Refuting the opposition charge against him, Kumar said the state government was ready for talks with the private doctors on the provisions in the amendment bill.
“We are not passing the amendment bill to send the private doctors to jail, as its provisions are to protect patients and in the interests of the people in the state. The government is ready for talks with the doctors,” Kumar told the lawmakers.
In a series of tweets earlier in the day, Chief Minister Siddaramaiah said the BJP was being “opportunistic” and “encouraging” the private doctors to continue with their strike.
“Opposition parties are being opportunistic and encouraging doctors to continue the strike. (BJP leader) B.S. Yeddyurappa has even promised to repeal the KPME Act. If he wants to stand against the poor and needy patients, that is his choice,” said the Chief Minister in a tweet on Thursday.

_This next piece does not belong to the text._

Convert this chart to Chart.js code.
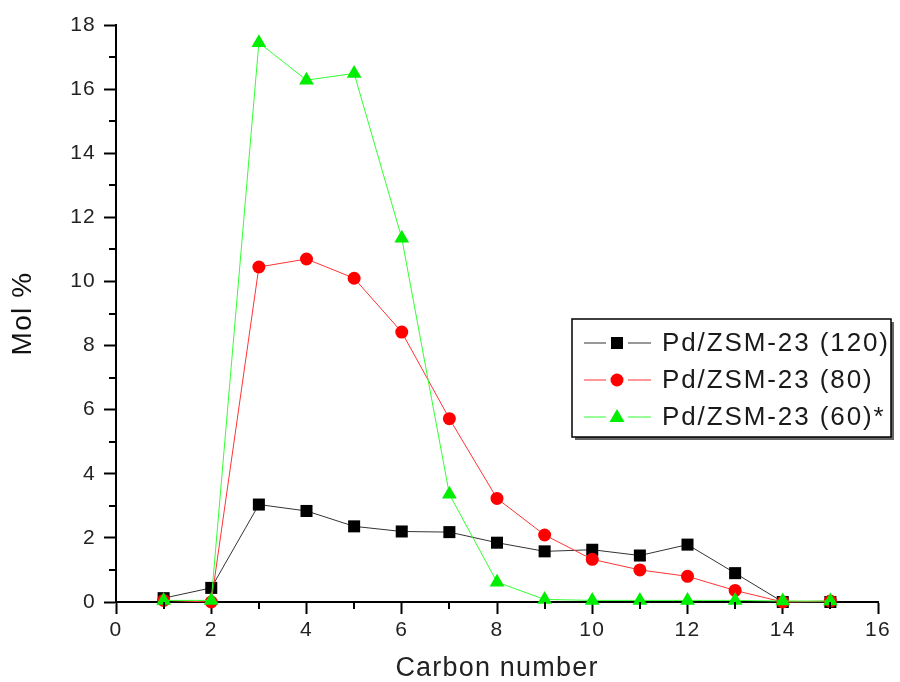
<!DOCTYPE html>
<html>
<head>
<meta charset="utf-8">
<script src="https://cdn.jsdelivr.net/npm/chart.js@4/dist/chart.umd.min.js"></script>
<style>
  html, body { margin: 0; padding: 0; background: #fff; }
  #wrap { width: 900px; height: 682px; }
</style>
</head>
<body>
<div id="wrap"><canvas id="c" width="900" height="682"></canvas></div>
<script>
// Carbon-number distribution of products (mol %)
const carbonNumbers = [1, 2, 3, 4, 5, 6, 7, 8, 9, 10, 11, 12, 13, 14, 15];
const seriesLabels = ['Pd/ZSM-23 (120)', 'Pd/ZSM-23 (80)', 'Pd/ZSM-23 (60)*'];
const mol120 = [0.12, 0.44, 3.04, 2.84, 2.36, 2.2, 2.18, 1.85, 1.58, 1.63, 1.45, 1.79, 0.9, 0.0, 0.0];
const mol80  = [0.05, 0.0, 10.45, 10.7, 10.1, 8.42, 5.72, 3.23, 2.09, 1.33, 1.0, 0.8, 0.36, 0.0, 0.03];
const mol60  = [0.05, 0.05, 17.45, 16.28, 16.49, 11.35, 3.36, 0.62, 0.08, 0.05, 0.05, 0.05, 0.05, 0.03, 0.03];
const xTicks = [0, 2, 4, 6, 8, 10, 12, 14, 16];
const yTicks = [0, 2, 4, 6, 8, 10, 12, 14, 16, 18];

const FONT = '"Liberation Sans", Arial, sans-serif';

function pts(values) {
  return carbonNumbers.map((x, i) => ({ x: x, y: values[i] }));
}

// Slightly spaced-out lettering for all axis text
const textSpacing = {
  id: 'textSpacing',
  beforeDraw(chart) { chart.ctx.letterSpacing = '1.2px'; }
};

// Short minor ticks at the odd values of both axes
const minorTicks = {
  id: 'minorTicks',
  afterDraw(chart) {
    const ctx = chart.ctx;
    const xs = chart.scales.x, ys = chart.scales.y;
    const area = chart.chartArea;
    ctx.save();
    ctx.strokeStyle = '#000';
    ctx.lineWidth = 2;
    ctx.beginPath();
    for (let v = 1; v < 16; v += 2) {
      const px = Math.round(xs.getPixelForValue(v));
      ctx.moveTo(px, area.bottom);
      ctx.lineTo(px, area.bottom + 7);
    }
    for (let v = 1; v < 18; v += 2) {
      const py = Math.round(ys.getPixelForValue(v));
      ctx.moveTo(area.left, py);
      ctx.lineTo(area.left - 7, py);
    }
    ctx.stroke();
    ctx.restore();
  }
};

function drawMarker(ctx, style, x, y, color) {
  ctx.fillStyle = color;
  ctx.beginPath();
  if (style === 'rect') {
    ctx.rect(x - 6, y - 6, 12, 12);
  } else if (style === 'circle') {
    ctx.arc(x, y, 6.5, 0, Math.PI * 2);
  } else {
    ctx.moveTo(x - 7.5, y + 5);
    ctx.lineTo(x + 7.5, y + 5);
    ctx.lineTo(x, y - 8);
    ctx.closePath();
  }
  ctx.fill();
}

// Boxed legend inside the plot, line-marker-line samples
const boxLegend = {
  id: 'boxLegend',
  afterDraw(chart) {
    const ctx = chart.ctx;
    const bx = 572, by = 319, bw = 319, bh = 118;
    ctx.save();
    ctx.fillStyle = '#666';
    ctx.fillRect(bx + 3, by + 3, bw, bh);
    ctx.fillStyle = '#fff';
    ctx.fillRect(bx, by, bw, bh);
    ctx.strokeStyle = '#000';
    ctx.lineWidth = 1.5;
    ctx.strokeRect(bx, by, bw, bh);
    const rows = [343, 380, 417];
    chart.data.datasets.forEach((ds, i) => {
      const y = rows[i];
      ctx.strokeStyle = ds.borderColor;
      ctx.lineWidth = 1.2;
      ctx.beginPath();
      ctx.moveTo(584, y); ctx.lineTo(606, y);
      ctx.moveTo(628, y); ctx.lineTo(651, y);
      ctx.stroke();
      drawMarker(ctx, ds.pointStyle, 617, y, ds.pointBackgroundColor);
      ctx.fillStyle = '#1a1a1a';
      ctx.font = '26px ' + FONT;
      ctx.letterSpacing = '1.9px';
      ctx.textBaseline = 'middle';
      ctx.textAlign = 'left';
      ctx.fillText(ds.label, 662, y + 1);
    });
    ctx.restore();
  }
};

new Chart(document.getElementById('c'), {
  type: 'line',
  data: {
    datasets: [
      {
        label: seriesLabels[0], data: pts(mol120), order: 2,
        borderColor: '#333333', borderWidth: 1,
        pointStyle: 'rect', pointRadius: 8.5, pointBackgroundColor: '#000', pointBorderColor: '#000', pointBorderWidth: 0,
        clip: false
      },
      {
        label: seriesLabels[1], data: pts(mol80), order: 1,
        borderColor: '#ff3333', borderWidth: 1,
        pointStyle: 'circle', pointRadius: 6.5, pointBackgroundColor: '#ff0000', pointBorderColor: '#ff0000', pointBorderWidth: 0,
        clip: false
      },
      {
        label: seriesLabels[2], data: pts(mol60), order: 0,
        borderColor: '#33ff33', borderWidth: 1,
        pointStyle: 'triangle', pointRadius: 8.5, pointBackgroundColor: '#00ee00', pointBorderColor: '#00ee00', pointBorderWidth: 0,
        clip: false
      }
    ]
  },
  options: {
    responsive: false,
    animation: false,
    layout: { padding: { top: 25, right: 22, left: 0, bottom: 0 } },
    plugins: { legend: { display: false }, tooltip: { enabled: false } },
    scales: {
      x: {
        type: 'linear', min: 0, max: 16,
        afterBuildTicks(scale) { scale.ticks = xTicks.map(v => ({ value: v })); },
        afterFit(scale) { scale.height = 80; },
        grid: { drawOnChartArea: false, drawTicks: true, tickLength: 12, tickWidth: 2, tickColor: '#000' },
        border: { display: true, color: '#000', width: 2 },
        ticks: { color: '#222', font: { family: FONT, size: 21 }, padding: 4, maxRotation: 0 },
        title: { display: true, text: 'Carbon number', color: '#222', font: { family: FONT, size: 27, lineHeight: 1 }, padding: { top: 0, bottom: 0 } }
      },
      y: {
        type: 'linear', min: 0, max: 18,
        afterBuildTicks(scale) { scale.ticks = yTicks.map(v => ({ value: v })); },
        afterFit(scale) { scale.width = 116; },
        grid: { drawOnChartArea: false, drawTicks: true, tickLength: 12, tickWidth: 2, tickColor: '#000' },
        border: { display: true, color: '#000', width: 2 },
        ticks: { color: '#222', font: { family: FONT, size: 21 }, padding: 8 },
        title: { display: true, text: 'Mol %', color: '#111', font: { family: FONT, size: 28 }, padding: { top: 6, bottom: 0 } }
      }
    }
  },
  plugins: [textSpacing, minorTicks, boxLegend]
});
</script>
</body>
</html>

“The state government wants to amend the KPME Act, 2007 to provide a grievances redressal mechanism to patients and regulate the cost of treatment in the private hospitals in the state,” said Siddaramaiah in another tweet.
The main demands of the striking doctors on the amendment bill are: inclusion of government doctors under the KPME Act, no grievances redressal committees, no penalty on erring doctors or their imprisonment for the death of a patient due to medical negligence and ceiling on cost of treatment should be applicable to only government health schemes under which eligible patients are treated in private hospitals.

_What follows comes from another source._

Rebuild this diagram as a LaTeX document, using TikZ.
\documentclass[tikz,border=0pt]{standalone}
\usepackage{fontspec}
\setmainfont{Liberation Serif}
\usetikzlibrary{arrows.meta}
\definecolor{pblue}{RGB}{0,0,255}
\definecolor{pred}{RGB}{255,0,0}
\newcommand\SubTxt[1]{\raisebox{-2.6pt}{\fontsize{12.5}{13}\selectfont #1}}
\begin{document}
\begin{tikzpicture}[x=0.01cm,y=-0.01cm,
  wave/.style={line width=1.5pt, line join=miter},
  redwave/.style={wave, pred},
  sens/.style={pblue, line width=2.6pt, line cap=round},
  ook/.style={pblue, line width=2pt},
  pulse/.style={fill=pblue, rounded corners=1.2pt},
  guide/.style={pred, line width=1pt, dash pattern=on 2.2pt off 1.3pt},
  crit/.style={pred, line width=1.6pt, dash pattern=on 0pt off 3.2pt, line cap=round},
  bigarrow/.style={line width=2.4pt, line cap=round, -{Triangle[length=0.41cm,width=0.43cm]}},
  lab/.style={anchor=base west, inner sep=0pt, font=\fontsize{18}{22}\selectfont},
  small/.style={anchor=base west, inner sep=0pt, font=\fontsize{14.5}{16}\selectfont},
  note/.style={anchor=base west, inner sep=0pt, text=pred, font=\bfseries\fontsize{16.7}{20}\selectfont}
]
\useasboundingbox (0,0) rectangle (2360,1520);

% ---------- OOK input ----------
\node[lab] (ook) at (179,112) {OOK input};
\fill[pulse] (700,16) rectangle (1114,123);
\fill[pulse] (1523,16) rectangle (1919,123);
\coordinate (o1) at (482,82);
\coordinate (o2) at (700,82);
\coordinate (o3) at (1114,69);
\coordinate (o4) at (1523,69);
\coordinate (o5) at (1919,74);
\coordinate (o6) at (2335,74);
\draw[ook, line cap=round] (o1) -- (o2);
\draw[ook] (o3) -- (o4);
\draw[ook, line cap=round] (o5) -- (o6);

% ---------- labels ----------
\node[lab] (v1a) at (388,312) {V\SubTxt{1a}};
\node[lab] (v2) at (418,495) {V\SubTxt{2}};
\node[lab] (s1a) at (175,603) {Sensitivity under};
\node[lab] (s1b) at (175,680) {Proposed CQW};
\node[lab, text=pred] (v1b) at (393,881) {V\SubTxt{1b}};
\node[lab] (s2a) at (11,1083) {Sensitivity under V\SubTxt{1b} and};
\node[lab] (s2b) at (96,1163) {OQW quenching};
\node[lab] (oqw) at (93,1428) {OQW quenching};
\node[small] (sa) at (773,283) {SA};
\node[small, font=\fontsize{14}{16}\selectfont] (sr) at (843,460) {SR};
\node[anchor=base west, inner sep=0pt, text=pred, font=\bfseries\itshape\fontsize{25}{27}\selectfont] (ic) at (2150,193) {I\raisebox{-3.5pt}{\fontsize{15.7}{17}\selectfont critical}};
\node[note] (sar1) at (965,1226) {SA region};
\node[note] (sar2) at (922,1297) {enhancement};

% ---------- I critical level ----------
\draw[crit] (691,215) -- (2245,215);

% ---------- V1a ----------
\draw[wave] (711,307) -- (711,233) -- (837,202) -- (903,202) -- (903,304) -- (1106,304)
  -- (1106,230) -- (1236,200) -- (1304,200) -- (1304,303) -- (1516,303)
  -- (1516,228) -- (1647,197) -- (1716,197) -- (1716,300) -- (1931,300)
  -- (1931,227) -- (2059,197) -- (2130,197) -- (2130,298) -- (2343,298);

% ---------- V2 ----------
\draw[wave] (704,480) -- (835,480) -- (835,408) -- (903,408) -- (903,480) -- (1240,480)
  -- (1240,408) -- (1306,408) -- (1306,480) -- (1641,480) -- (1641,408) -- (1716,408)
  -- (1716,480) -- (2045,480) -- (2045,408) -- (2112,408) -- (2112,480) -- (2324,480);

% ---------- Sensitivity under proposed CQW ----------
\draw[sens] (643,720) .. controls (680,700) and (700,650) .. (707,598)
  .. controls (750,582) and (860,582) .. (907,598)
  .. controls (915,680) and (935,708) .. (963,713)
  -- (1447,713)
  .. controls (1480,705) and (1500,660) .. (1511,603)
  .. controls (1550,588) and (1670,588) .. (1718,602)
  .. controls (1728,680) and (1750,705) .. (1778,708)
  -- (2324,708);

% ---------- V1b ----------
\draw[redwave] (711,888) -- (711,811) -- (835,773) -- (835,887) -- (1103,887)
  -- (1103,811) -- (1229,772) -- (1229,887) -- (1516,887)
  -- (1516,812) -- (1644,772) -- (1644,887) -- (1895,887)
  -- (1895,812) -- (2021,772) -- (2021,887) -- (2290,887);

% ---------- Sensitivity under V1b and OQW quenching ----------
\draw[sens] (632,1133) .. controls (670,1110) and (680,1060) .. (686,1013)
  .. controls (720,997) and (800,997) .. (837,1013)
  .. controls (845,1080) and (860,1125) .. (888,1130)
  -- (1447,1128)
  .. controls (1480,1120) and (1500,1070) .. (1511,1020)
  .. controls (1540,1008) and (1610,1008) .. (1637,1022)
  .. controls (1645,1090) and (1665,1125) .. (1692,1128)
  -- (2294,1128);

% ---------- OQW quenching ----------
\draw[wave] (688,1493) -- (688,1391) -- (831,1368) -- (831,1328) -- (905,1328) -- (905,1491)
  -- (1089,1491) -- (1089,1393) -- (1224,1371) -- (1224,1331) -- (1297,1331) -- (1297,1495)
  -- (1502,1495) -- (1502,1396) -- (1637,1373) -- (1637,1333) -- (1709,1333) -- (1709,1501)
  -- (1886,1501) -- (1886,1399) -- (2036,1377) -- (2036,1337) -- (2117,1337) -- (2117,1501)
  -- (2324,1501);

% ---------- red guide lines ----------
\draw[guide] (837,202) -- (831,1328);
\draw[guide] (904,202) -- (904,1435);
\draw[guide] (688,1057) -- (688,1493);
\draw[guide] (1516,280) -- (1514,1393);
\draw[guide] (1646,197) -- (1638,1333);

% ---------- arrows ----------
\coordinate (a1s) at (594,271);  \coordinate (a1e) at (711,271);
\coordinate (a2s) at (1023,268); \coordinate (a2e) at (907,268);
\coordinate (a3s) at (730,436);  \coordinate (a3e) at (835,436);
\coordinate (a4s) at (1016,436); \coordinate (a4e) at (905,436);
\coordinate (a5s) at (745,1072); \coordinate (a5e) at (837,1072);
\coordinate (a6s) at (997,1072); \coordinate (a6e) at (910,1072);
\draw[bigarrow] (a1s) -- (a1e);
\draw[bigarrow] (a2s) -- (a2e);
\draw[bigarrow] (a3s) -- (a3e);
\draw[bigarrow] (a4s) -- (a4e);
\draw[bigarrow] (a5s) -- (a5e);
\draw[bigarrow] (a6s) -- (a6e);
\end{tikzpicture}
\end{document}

Of the registered 1.25 lakh doctors in the state, only about 10,000 work in the state-run hospitals, while over a lakh are employed in about 40,000 private hospitals, nursing homes and clinics across the state.
A BJP lawmaker (C.T. Ravi) charged that the differences between the Chief Minister and the Health Minister over the amendment bill were costing the patients dear.
“The Chief Minister is in favour of diluting the provisions of the bill, while the Health Minister is against it,” Ravi said, adding the government could have taken steps to bring doctors from outside the state to ensure patients did not suffer.
Another BJP legislator (V.H. Kageri) demanded the state government should defer tabling the revised version of the amendment bill so that the striking doctors could report back to duty.
Making a suo motu statement in the House, Assembly Speaker K.B. Koliwad appealed to the state government to find a solution to the amendment bill at the earliest.
“Reports on patients suffering due to the doctors’ strike has saddened me. The state government should hold talks with the protesting doctors and resolve the issue. At the same time, the doctors should resume duty on humanitarian grounds,” Koliwad reiterated.